Your objective
Set down each line of the data below exactly as it stands, dropping the pictures.

Data lines
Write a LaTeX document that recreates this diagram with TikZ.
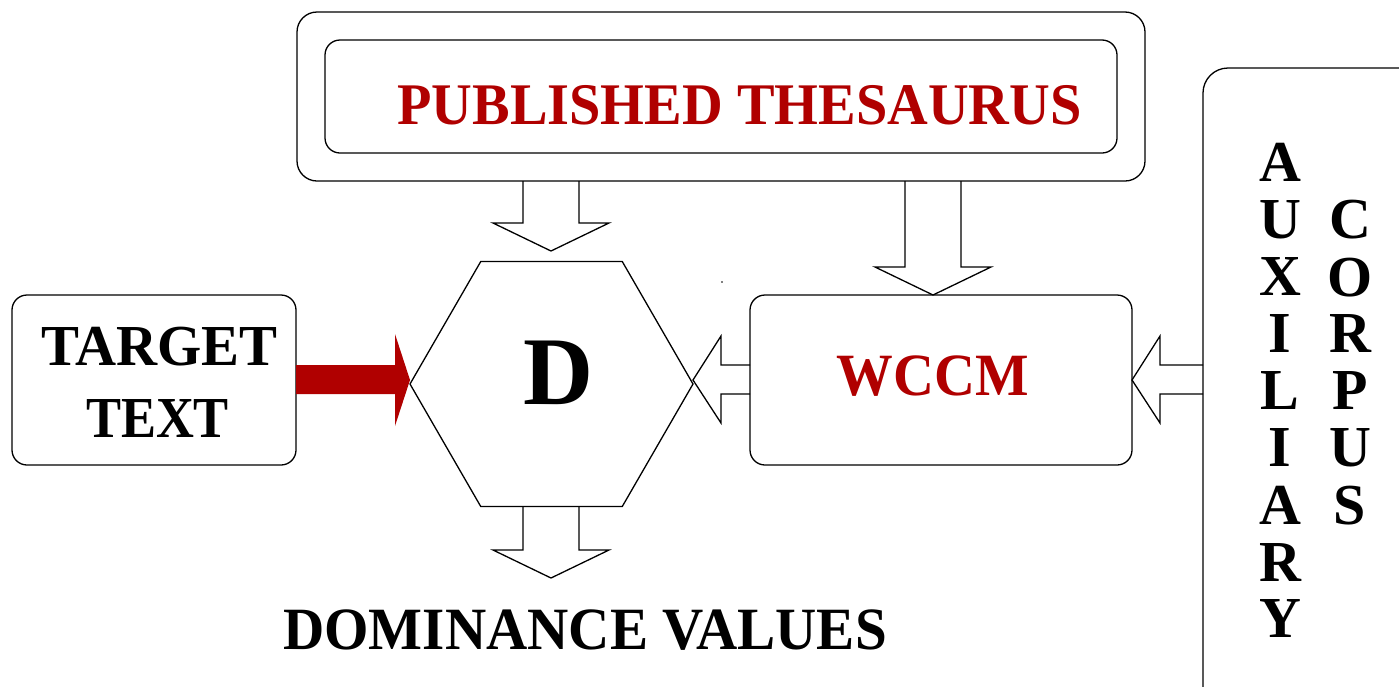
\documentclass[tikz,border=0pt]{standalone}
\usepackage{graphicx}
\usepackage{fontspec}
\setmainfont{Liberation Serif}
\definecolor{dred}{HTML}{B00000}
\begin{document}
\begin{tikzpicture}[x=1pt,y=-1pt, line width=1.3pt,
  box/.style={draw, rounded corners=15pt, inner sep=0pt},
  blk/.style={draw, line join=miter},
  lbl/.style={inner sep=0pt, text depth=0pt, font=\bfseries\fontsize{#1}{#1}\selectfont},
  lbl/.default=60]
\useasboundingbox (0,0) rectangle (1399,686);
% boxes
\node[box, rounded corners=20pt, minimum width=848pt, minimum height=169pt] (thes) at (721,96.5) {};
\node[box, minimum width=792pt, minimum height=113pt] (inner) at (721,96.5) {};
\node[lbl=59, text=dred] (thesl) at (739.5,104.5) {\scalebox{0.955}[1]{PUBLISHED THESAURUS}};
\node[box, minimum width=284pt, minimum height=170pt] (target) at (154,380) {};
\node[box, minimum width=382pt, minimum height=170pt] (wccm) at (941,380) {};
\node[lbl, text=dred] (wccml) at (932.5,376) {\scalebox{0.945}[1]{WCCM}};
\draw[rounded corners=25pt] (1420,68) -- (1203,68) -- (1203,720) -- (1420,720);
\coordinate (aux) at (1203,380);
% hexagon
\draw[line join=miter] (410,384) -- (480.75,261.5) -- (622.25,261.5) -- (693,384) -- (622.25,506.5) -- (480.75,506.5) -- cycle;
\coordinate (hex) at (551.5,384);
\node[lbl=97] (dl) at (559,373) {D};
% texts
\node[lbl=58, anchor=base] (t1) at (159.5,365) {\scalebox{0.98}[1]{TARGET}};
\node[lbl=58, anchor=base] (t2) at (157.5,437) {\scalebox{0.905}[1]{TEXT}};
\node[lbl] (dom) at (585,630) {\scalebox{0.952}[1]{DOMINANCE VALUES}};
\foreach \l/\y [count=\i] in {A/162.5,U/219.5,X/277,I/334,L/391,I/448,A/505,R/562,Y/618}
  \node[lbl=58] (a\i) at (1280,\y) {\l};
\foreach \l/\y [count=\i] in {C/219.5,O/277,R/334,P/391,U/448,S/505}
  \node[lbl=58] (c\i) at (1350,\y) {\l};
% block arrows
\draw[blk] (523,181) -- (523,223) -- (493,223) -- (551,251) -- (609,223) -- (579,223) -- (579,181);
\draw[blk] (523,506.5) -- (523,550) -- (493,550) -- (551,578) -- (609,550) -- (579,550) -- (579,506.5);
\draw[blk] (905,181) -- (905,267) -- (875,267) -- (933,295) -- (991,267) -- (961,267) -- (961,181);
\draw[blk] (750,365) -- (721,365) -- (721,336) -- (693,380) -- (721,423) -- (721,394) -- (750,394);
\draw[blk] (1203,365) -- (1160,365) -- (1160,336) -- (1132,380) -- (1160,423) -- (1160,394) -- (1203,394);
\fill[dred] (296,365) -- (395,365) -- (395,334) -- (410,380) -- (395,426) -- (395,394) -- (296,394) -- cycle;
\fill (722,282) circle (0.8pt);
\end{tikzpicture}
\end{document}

Result for this task
Write a LaTeX document that recreates this diagram with TikZ.
\documentclass[tikz,border=0pt]{standalone}
\usepackage{graphicx}
\usepackage{fontspec}
\setmainfont{Liberation Serif}
\definecolor{dred}{HTML}{B00000}
\begin{document}
\begin{tikzpicture}[x=1pt,y=-1pt, line width=1.3pt,
  box/.style={draw, rounded corners=15pt, inner sep=0pt},
  blk/.style={draw, line join=miter},
  lbl/.style={inner sep=0pt, text depth=0pt, font=\bfseries\fontsize{#1}{#1}\selectfont},
  lbl/.default=60]
\useasboundingbox (0,0) rectangle (1399,686);
% boxes
\node[box, rounded corners=20pt, minimum width=848pt, minimum height=169pt] (thes) at (721,96.5) {};
\node[box, minimum width=792pt, minimum height=113pt] (inner) at (721,96.5) {};
\node[lbl=59, text=dred] (thesl) at (739.5,104.5) {\scalebox{0.955}[1]{PUBLISHED THESAURUS}};
\node[box, minimum width=284pt, minimum height=170pt] (target) at (154,380) {};
\node[box, minimum width=382pt, minimum height=170pt] (wccm) at (941,380) {};
\node[lbl, text=dred] (wccml) at (932.5,376) {\scalebox{0.945}[1]{WCCM}};
\draw[rounded corners=25pt] (1420,68) -- (1203,68) -- (1203,720) -- (1420,720);
\coordinate (aux) at (1203,380);
% hexagon
\draw[line join=miter] (410,384) -- (480.75,261.5) -- (622.25,261.5) -- (693,384) -- (622.25,506.5) -- (480.75,506.5) -- cycle;
\coordinate (hex) at (551.5,384);
\node[lbl=97] (dl) at (559,373) {D};
% texts
\node[lbl=58, anchor=base] (t1) at (159.5,365) {\scalebox{0.98}[1]{TARGET}};
\node[lbl=58, anchor=base] (t2) at (157.5,437) {\scalebox{0.905}[1]{TEXT}};
\node[lbl] (dom) at (585,630) {\scalebox{0.952}[1]{DOMINANCE VALUES}};
\foreach \l/\y [count=\i] in {A/162.5,U/219.5,X/277,I/334,L/391,I/448,A/505,R/562,Y/618}
  \node[lbl=58] (a\i) at (1280,\y) {\l};
\foreach \l/\y [count=\i] in {C/219.5,O/277,R/334,P/391,U/448,S/505}
  \node[lbl=58] (c\i) at (1350,\y) {\l};
% block arrows
\draw[blk] (523,181) -- (523,223) -- (493,223) -- (551,251) -- (609,223) -- (579,223) -- (579,181);
\draw[blk] (523,506.5) -- (523,550) -- (493,550) -- (551,578) -- (609,550) -- (579,550) -- (579,506.5);
\draw[blk] (905,181) -- (905,267) -- (875,267) -- (933,295) -- (991,267) -- (961,267) -- (961,181);
\draw[blk] (750,365) -- (721,365) -- (721,336) -- (693,380) -- (721,423) -- (721,394) -- (750,394);
\draw[blk] (1203,365) -- (1160,365) -- (1160,336) -- (1132,380) -- (1160,423) -- (1160,394) -- (1203,394);
\fill[dred] (296,365) -- (395,365) -- (395,334) -- (410,380) -- (395,426) -- (395,394) -- (296,394) -- cycle;
\fill (722,282) circle (0.8pt);
\end{tikzpicture}
\end{document}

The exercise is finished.